§ Instructions to follow
Retype exactly what runs from the first line of the data to the line with "var yTicks = [0.0, 0.2, 0.4, 0.6];", keeping both of those lines and skipping pictures.

Data entries
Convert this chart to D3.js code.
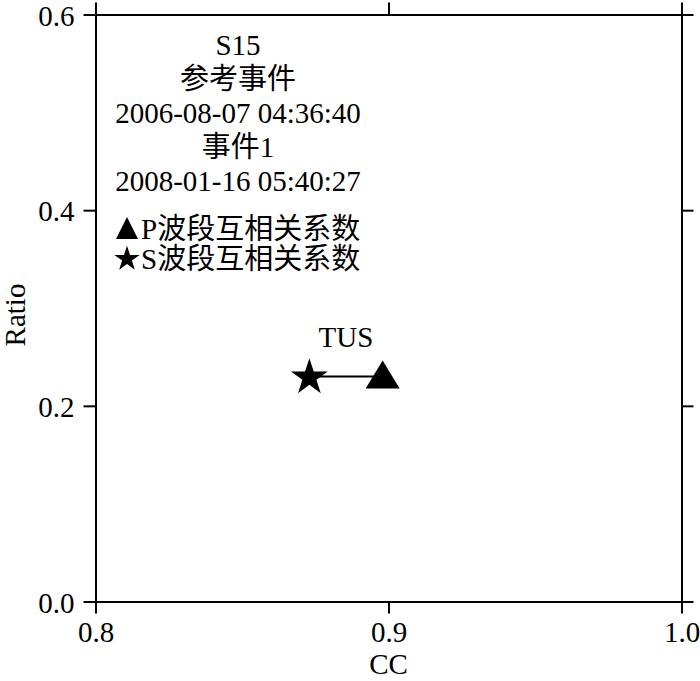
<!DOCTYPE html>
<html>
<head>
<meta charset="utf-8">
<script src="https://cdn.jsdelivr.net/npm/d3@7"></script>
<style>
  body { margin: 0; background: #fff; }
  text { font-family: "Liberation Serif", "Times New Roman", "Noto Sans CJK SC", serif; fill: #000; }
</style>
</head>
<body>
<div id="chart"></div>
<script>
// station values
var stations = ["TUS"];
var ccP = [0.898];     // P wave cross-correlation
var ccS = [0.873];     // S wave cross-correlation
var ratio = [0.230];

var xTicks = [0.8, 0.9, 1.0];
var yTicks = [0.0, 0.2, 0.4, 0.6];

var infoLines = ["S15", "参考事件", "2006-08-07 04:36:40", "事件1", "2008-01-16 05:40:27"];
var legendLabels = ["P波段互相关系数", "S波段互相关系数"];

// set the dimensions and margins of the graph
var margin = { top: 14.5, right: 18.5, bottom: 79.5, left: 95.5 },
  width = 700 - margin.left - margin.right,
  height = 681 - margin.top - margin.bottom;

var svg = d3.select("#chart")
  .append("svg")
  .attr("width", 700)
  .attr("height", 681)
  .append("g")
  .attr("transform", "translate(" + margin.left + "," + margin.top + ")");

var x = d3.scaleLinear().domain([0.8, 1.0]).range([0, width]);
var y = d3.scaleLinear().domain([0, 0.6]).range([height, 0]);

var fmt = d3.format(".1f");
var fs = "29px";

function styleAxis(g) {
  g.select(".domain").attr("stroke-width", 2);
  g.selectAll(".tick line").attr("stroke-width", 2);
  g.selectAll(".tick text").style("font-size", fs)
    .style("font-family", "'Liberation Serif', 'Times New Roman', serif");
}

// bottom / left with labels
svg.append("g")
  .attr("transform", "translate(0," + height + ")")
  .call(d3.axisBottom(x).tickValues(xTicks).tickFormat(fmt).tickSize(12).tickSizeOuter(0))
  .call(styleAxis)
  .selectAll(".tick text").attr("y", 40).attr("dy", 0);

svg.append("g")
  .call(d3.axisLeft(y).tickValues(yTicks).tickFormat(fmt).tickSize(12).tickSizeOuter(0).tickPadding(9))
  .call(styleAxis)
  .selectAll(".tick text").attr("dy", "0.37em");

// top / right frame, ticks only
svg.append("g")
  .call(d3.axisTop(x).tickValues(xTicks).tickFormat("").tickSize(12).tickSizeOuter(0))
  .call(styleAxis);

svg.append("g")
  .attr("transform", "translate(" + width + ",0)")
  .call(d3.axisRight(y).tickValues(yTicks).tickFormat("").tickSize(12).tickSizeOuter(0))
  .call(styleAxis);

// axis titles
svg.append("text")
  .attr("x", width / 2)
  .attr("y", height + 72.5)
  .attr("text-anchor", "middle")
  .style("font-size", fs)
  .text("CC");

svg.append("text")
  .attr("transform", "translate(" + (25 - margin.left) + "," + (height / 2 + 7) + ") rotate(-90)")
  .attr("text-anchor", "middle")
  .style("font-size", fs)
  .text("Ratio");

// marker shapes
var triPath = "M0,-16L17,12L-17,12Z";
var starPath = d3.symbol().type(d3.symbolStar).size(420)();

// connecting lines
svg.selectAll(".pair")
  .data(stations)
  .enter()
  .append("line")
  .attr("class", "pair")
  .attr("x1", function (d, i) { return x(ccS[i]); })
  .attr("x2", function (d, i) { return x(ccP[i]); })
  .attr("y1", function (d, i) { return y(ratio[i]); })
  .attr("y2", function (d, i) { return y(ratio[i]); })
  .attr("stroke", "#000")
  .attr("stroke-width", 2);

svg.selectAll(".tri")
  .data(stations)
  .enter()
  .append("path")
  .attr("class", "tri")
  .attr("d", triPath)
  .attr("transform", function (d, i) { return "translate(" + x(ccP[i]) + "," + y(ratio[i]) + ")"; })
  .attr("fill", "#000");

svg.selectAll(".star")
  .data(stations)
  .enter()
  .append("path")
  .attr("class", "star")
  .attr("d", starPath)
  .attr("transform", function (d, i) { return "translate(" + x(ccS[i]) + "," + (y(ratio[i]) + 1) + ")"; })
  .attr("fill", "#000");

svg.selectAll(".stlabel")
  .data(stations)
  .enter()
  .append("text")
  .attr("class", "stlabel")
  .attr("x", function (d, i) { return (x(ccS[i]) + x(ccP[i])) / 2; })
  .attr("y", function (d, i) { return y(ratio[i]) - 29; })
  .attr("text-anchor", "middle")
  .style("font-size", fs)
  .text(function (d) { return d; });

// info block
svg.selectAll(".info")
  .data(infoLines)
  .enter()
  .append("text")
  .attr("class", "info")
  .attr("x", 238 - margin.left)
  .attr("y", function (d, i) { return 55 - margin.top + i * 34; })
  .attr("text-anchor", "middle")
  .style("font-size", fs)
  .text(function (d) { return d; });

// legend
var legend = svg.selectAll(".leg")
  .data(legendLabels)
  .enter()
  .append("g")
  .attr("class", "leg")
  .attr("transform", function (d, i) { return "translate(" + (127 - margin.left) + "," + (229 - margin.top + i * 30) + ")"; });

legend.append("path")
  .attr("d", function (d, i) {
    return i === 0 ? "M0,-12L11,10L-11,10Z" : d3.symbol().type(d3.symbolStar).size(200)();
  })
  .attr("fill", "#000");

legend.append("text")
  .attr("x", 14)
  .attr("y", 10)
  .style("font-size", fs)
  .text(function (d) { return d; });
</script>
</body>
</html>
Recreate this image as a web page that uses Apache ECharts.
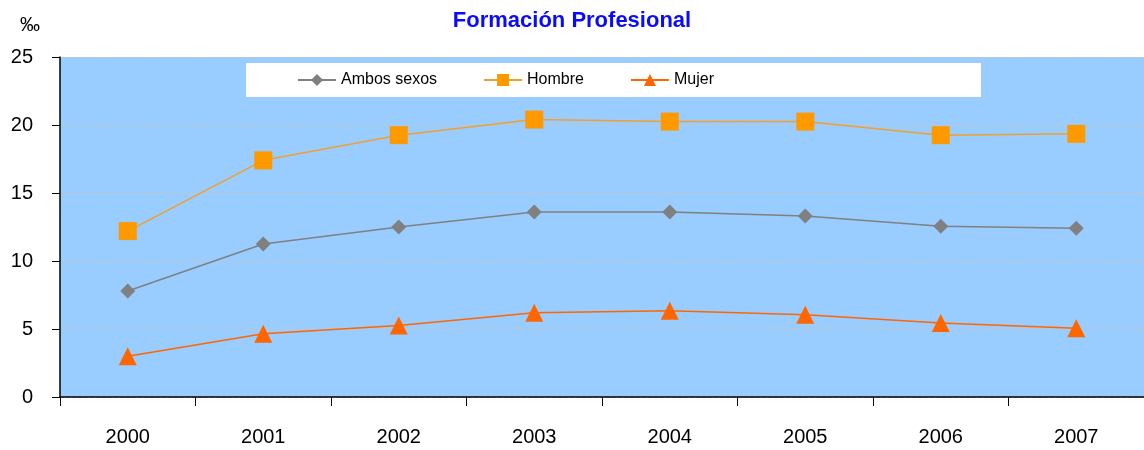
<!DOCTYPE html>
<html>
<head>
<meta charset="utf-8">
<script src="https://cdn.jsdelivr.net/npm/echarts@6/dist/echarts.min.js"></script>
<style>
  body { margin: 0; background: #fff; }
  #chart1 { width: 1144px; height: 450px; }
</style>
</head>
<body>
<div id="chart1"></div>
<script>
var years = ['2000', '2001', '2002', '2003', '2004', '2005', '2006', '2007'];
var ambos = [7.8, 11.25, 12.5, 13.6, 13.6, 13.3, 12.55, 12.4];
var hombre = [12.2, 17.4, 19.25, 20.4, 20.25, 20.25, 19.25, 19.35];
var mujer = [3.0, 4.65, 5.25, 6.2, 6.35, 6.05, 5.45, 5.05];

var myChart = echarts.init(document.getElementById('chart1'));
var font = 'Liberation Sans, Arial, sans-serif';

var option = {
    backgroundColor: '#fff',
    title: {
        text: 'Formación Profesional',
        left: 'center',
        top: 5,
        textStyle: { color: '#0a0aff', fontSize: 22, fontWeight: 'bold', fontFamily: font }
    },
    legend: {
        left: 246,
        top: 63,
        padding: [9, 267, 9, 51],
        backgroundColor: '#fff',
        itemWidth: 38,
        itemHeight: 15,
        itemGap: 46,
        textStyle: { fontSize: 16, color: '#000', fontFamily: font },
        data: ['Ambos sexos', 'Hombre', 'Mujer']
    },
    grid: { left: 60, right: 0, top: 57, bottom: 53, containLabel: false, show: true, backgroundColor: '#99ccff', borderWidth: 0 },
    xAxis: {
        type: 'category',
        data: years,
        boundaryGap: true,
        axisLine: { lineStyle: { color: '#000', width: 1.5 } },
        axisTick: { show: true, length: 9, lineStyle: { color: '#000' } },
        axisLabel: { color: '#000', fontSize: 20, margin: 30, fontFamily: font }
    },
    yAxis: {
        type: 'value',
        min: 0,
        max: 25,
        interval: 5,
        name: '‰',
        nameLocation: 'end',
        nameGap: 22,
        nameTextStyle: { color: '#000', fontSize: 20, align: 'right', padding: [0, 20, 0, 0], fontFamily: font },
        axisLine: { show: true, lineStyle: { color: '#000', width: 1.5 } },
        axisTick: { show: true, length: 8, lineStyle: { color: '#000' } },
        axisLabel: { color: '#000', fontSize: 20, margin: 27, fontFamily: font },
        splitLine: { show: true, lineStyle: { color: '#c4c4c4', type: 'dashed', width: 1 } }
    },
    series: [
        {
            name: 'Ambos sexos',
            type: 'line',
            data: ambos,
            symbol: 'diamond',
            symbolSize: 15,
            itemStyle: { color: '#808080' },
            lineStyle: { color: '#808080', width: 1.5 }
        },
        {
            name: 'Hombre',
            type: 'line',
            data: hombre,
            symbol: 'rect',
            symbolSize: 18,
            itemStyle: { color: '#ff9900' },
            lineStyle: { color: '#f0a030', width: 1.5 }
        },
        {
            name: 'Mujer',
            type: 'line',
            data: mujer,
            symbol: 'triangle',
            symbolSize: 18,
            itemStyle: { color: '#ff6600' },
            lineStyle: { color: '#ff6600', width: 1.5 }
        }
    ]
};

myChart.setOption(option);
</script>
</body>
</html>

§ Exercise response
Convert this chart to D3.js code.
<!DOCTYPE html>
<html>
<head>
<meta charset="utf-8">
<script src="https://cdn.jsdelivr.net/npm/d3@7"></script>
<style>
  body { margin: 0; background: #fff; }
  text { font-family: "Liberation Serif", "Times New Roman", "Noto Sans CJK SC", serif; fill: #000; }
</style>
</head>
<body>
<div id="chart"></div>
<script>
// station values
var stations = ["TUS"];
var ccP = [0.898];     // P wave cross-correlation
var ccS = [0.873];     // S wave cross-correlation
var ratio = [0.230];

var xTicks = [0.8, 0.9, 1.0];
var yTicks = [0.0, 0.2, 0.4, 0.6];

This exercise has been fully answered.